Bill Meierling, an ALEC spokesman, said the organization was still growing and denied it had shifted to the far right or that affiliating with the group posed a risk for companies. ALEC says it still has 200-300 members.

“It’s a sign of the times that companies are being attacked on an ongoing basis for things that have nothing to do with them, or politics, as opposed to public policy,” Meierling said. “It’s a real shame that businesses are being pressured away from the very organizations that support business.”

At this year’s conference, the audience heard from White House budget chief Mick Mulvaney, who conceded his efforts to slash spending would never come to fruition because of micromanagement from Congress and instead urged the crowd to move forward with balanced-budget amendments at the state level.
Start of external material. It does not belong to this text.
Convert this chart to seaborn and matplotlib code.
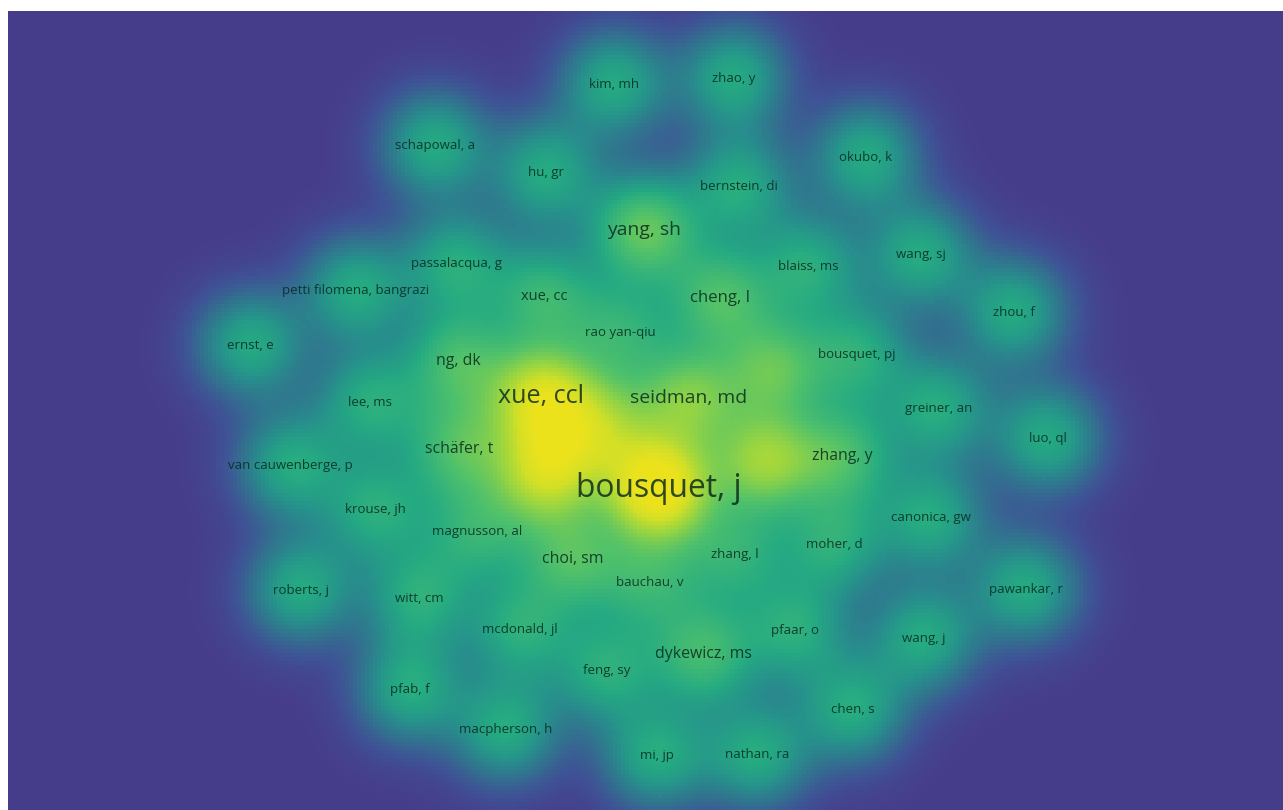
# density map of co-authorship (VOSviewer style) redone with seaborn heatmap
import numpy as np
import matplotlib.pyplot as plt
import seaborn as sns
from matplotlib.colors import LinearSegmentedColormap

# item labels, map position (x, y in map units) and weight
names = ['bousquet, j', 'xue, ccl', 'seidman, md', 'yang, sh', 'cheng, l',
         'ng, dk', 'zhang, y', 'schäfer, t', 'choi, sm', 'dykewicz, ms', 'xue, cc',
         'kim, mh', 'zhao, y', 'schapowal, a', 'hu, gr', 'okubo, k', 'bernstein, di',
         'wang, sj', 'blaiss, ms', 'passalacqua, g', 'petti filomena, bangrazi',
         'zhou, f', 'rao yan-qiu', 'ernst, e', 'bousquet, pj', 'lee, ms', 'greiner, an',
         'luo, ql', 'van cauwenberge, p', 'krouse, jh', 'magnusson, al', 'canonica, gw',
         'moher, d', 'zhang, l', 'bauchau, v', 'roberts, j', 'witt, cm', 'pawankar, r',
         'mcdonald, jl', 'pfaar, o', 'wang, j', 'feng, sy', 'pfab, f', 'chen, s',
         'macpherson, h', 'mi, jp', 'nathan, ra',
         # items whose labels are hidden
         '', '', '', '']
xs = [657, 540, 687, 643, 718, 457, 840, 458, 571, 702, 543,
      613, 732, 434, 545, 864, 737, 919, 806, 455, 355,
      1012, 619, 250, 855, 369, 936, 1045, 290, 375, 476, 929,
      832, 733, 648, 300, 418, 1024, 519, 793, 922, 605, 409, 851,
      505, 655, 755,
      545, 762, 772, 600]
ys = [487, 395, 397, 229, 297, 360, 454, 447, 557, 652, 295,
      84, 78, 145, 172, 157, 186, 254, 266, 263, 289,
      311, 331, 344, 353, 401, 407, 437, 464, 508, 530, 516,
      542, 552, 580, 588, 596, 587, 627, 628, 636, 668, 687, 707,
      727, 753, 752,
      472, 460, 368, 425]
weights = [9, 5, 2.6, 2.6, 1.8, 1.6, 1.6, 1.6, 1.6, 1.6, 1.3,
           1, 1, 1, 1, 1, 1, 1, 1, 1, 1,
           1, 1, 1, 1, 1, 1, 1, 1, 1, 1, 1,
           1, 1, 1, 1, 1, 1, 1, 1, 1, 1, 1, 1,
           1, 1, 1,
           4.5, 3.4, 2, 2.4]

# canvas (map units) and grid
x0, x1, y0, y1 = 8, 1283, 11, 810
step = 4
sigma = 37.0

gx = x0 + step * (np.arange(int((x1 - x0) / step)) + 0.5)
gy = y0 + step * (np.arange(int((y1 - y0) / step)) + 0.5)
GX, GY = np.meshgrid(gx, gy)

dens = np.zeros_like(GX)
for x, y, w in zip(xs, ys, weights):
    dens += np.sqrt(w) * np.exp(-((GX - x) ** 2 + (GY - y) ** 2) / (2 * sigma ** 2))

cmap = LinearSegmentedColormap.from_list('vos', [
    (0.00, '#463d8a'),
    (0.06, '#3f5195'),
    (0.14, '#32718f'),
    (0.24, '#26918b'),
    (0.34, '#25aa82'),
    (0.50, '#4dc06c'),
    (0.68, '#95d443'),
    (0.85, '#d2df27'),
    (1.00, '#ece21c'),
])

fig = plt.figure(figsize=(12.83, 8.10), dpi=100)
fig.patch.set_facecolor('white')
ax = fig.add_axes([x0 / 1283, 0, (x1 - x0) / 1283, (y1 - y0) / 810])
sns.heatmap(dens, ax=ax, cmap=cmap, vmin=0, vmax=3.0, cbar=False,
            xticklabels=False, yticklabels=False, linewidths=0)
ax.set_axis_off()

# labels sized by weight
for n, x, y, w in zip(names, xs, ys, weights):
    if not n:
        continue
    ax.text((x - x0) / step, (y - y0) / step, n, ha='center', va='center',
            fontsize=9.5 * w ** 0.4, family=['Open Sans', 'DejaVu Sans'],
            color='#06261c', alpha=0.82)

fig.savefig('out.png', dpi=100, facecolor='white')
A group of ALEC members had received a tour of the Interior Department that featured some face-time with the Secretary Ryan Zinke, who has advocated for shrinking national monuments and opening up more swaths of federal land for oil and natural gas drilling.

New items on the ALEC agenda this year during the three day conference was a resolution to allow longer trucks on state’s roads -- twin 33-foot trailers -- a policy backed by FedEx and UPS that would allow them to ship more freight and cut down on fuel use. The policy has yet to gain traction on the federal level amid opposition from the rail industry and lawmakers concerned about road wear and tear.

The group is also weighing a resolution expressing state support for eliminating a $7,500 federal tax credit for purchasers of electric vehicles a move long supported by ALEC-funder Koch Industries and an issue thrown into the national spotlight recently after Trump threatened to take away subsidies from General Motors Co.

“AFPM adamantly opposes EV subsidies and mandates, which are costly, disproportionately benefit a few wealthy companies and individuals, and limit consumer choice," American Fuel and Petrochemical Manufacturers President Chet Thompson said in statement.